Je porterais de hauts talons hauts. Ou des ballerines. Peut-être que je mettrais du rouge à lèvres pour illuminer les jours gris. J’aimerais les robes légères, les sandales qui claquent sur les pavés chauds de l’été, j’aimerais les pantalons fuselés à la taille basse, j’aimerais une vieille couverture où enrouler ma tasse de thé. J’aimerais l’été, j’aimerais la mer, les bikinis dépareillés. J’aimerais les pulls d’homme qui descendraient jusqu’aux genoux. J’aimerais me préparer pour le soir, les crèmes les pinceaux et le blush. J’aimerais le noir au beau nom de khôl. J’aimerais la caresse du vent sur mon visage nu. Mes cheveux longs éparpillés par le vent.
Moi, si j’étais une femme, et que je devais tomber raide dingue d’un homme, raide dingue sur le champ, j’aimerais Marlon Brando en T-shirt blanc. J’aimerais Brad Pitt dans « Et au milieu coule une rivière. » J’aimerais Keith Richards à cent mille ans. J’aimerais Morgan Freeman à 150 ans. J’aimerais Lenny Kravitz, là tout de suite et maintenant. Je serais prête à tomber raide dingue pour un homme qui aurait de la gueule avec du feu dedans.
Moi, si j’étais une femme.
Je n’aurais aucun regard, pas l’ombre d’un frisson pour un vieux bonhomme petit et gros dans une chambre d’hôtel. Pas la moindre émotion. Et même si je le surprenais nu au sortir de son bain, je détournerais le regard pour ne pas voir les chairs qui tombent et la graisse qui pend. Pour ne pas voir les poils épars perdus sur des seins plus gros que les miens. Pour ne pas voir les premières taches de la mort sur ce ventre enceint.

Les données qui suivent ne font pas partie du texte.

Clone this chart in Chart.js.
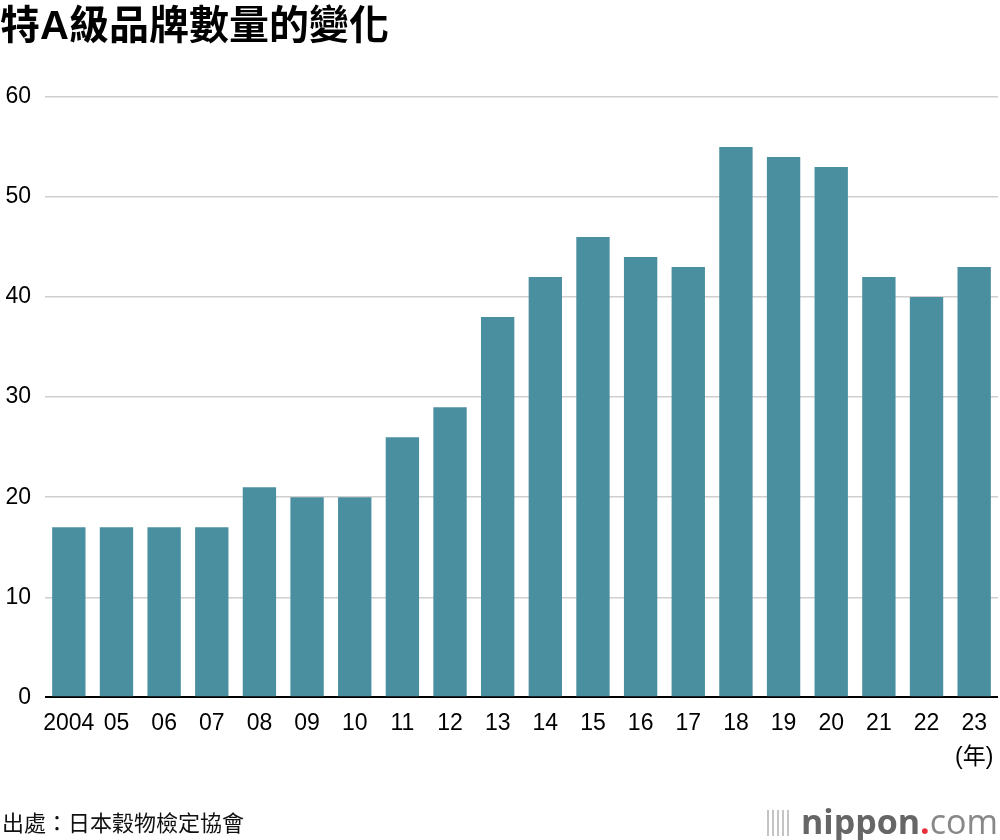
<!DOCTYPE html>
<html>
<head>
<meta charset="utf-8">
<script src="https://cdn.jsdelivr.net/npm/chart.js@4"></script>
<style>
  body { margin: 0; background: #fff; }
  #wrap { position: relative; width: 1000px; height: 840px; }
  #source { position: absolute; left: 2px; top: 805px; font: 22px "Liberation Sans", "Noto Sans CJK TC", sans-serif; color: #111; }
  #logo { position: absolute; right: 2px; top: 798px; font: 34px "Open Sans", "Noto Sans", sans-serif; color: #888; }
  #logo b { font-weight: 700; color: #666; }
  #logo .dot { color: #e8303a; font-weight: 700; }
  #logo .mark { display: inline-block; width: 24px; height: 26px; margin-right: 10px; vertical-align: -2px;
    background: repeating-linear-gradient(90deg, #c4c4c4 0 2px, transparent 2px 5px); }
</style>
</head>
<body>
<div id="wrap">
  <canvas id="chart"></canvas>
  <div id="source">出處：日本穀物檢定協會</div>
  <div id="logo"><span class="mark"></span><b>nippon</b><span class="dot">.</span>com</div>
</div>
<script>
// Year labels (last one carries the unit line)
const years = ['2004', '05', '06', '07', '08', '09', '10', '11', '12', '13',
  '14', '15', '16', '17', '18', '19', '20', '21', '22', ['23', '(年)']];
// Number of Special-A brands per year
const brandCounts = [17, 17, 17, 17, 21, 20, 20, 26, 29, 38,
  42, 46, 44, 43, 55, 54, 53, 42, 40, 43];
const yTicks = { min: 0, max: 60, step: 10 };

const fontFamily = '"Liberation Sans", "Noto Sans CJK TC", sans-serif';

const chart = new Chart(document.getElementById('chart'), {
  type: 'bar',
  data: {
    labels: years,
    datasets: [{
      data: brandCounts,
      backgroundColor: '#4a8f9f',
      barPercentage: 0.7,
      categoryPercentage: 1.0
    }]
  },
  options: {
    responsive: true,
    maintainAspectRatio: false,
    animation: false,
    layout: { padding: { left: 0, right: 2, top: 0, bottom: 64 } },
    plugins: {
      legend: { display: false },
      tooltip: { enabled: false },
      title: {
        display: true,
        text: '特A級品牌數量的變化',
        align: 'start',
        color: '#000',
        font: { family: fontFamily, size: 40, weight: 'bold' },
        padding: { top: 4, bottom: 45 }
      }
    },
    scales: {
      x: {
        grid: { display: false },
        border: { display: false },
        afterFit: scale => { scale.paddingLeft = 0; scale.paddingRight = 0; },
        ticks: {
          color: '#000',
          font: { family: fontFamily, size: 23, lineHeight: 1.45 },
          padding: 2,
          maxRotation: 0,
          autoSkip: false
        }
      },
      y: {
        min: yTicks.min,
        max: yTicks.max,
        border: { display: false },
        afterFit: scale => { scale.width = 45; },
        grid: {
          drawTicks: false,
          color: ctx => ctx.tick && ctx.tick.value === 0 ? '#000' : '#cfcfcf',
          lineWidth: ctx => ctx.tick && ctx.tick.value === 0 ? 2 : 1.5
        },
        ticks: {
          stepSize: yTicks.step,
          color: '#000',
          font: { family: fontFamily, size: 23 },
          padding: 14
        }
      }
    }
  }
});
</script>
</body>
</html>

Moi, si j’étais une femme, comment aurais-je pu, dès le premier regard, désirer ce type vieux, gros et la queue en avant. Je sais bien que je suis un homme, mais ne me prenez pas pour une conne. Je veux bien que Brad Pitt m’entraine à l’instant sous une porte cochère ou que Morgan Freeman m’enferme dans le placard à balais. Mais lui, vous l’avez regardé ? Il lui manque tout : le format, l’allure, l’étincelle et cette chaleur diffuse qui fait qu’on pourrait parfois se jeter dans les bras d’un homme. Vous l’avez regardé ? Vraiment ? Imaginé nu dans sa chambre d’hôtel ? Fermez les yeux un instant et mettez-vous dans la peau de cette femme. 9 minutes laissent peu de place à l’imagination. 9 minutes sont avant tout une affaire de deux corps qui se reniflent avant de se reconnaitre. Deux corps. Son corps à lui. Un objet de désir. Vous le croyez ? Vraiment ?
Moi, si j’étais une femme, je ne croirais pas trop aux histoires que racontent les hommes.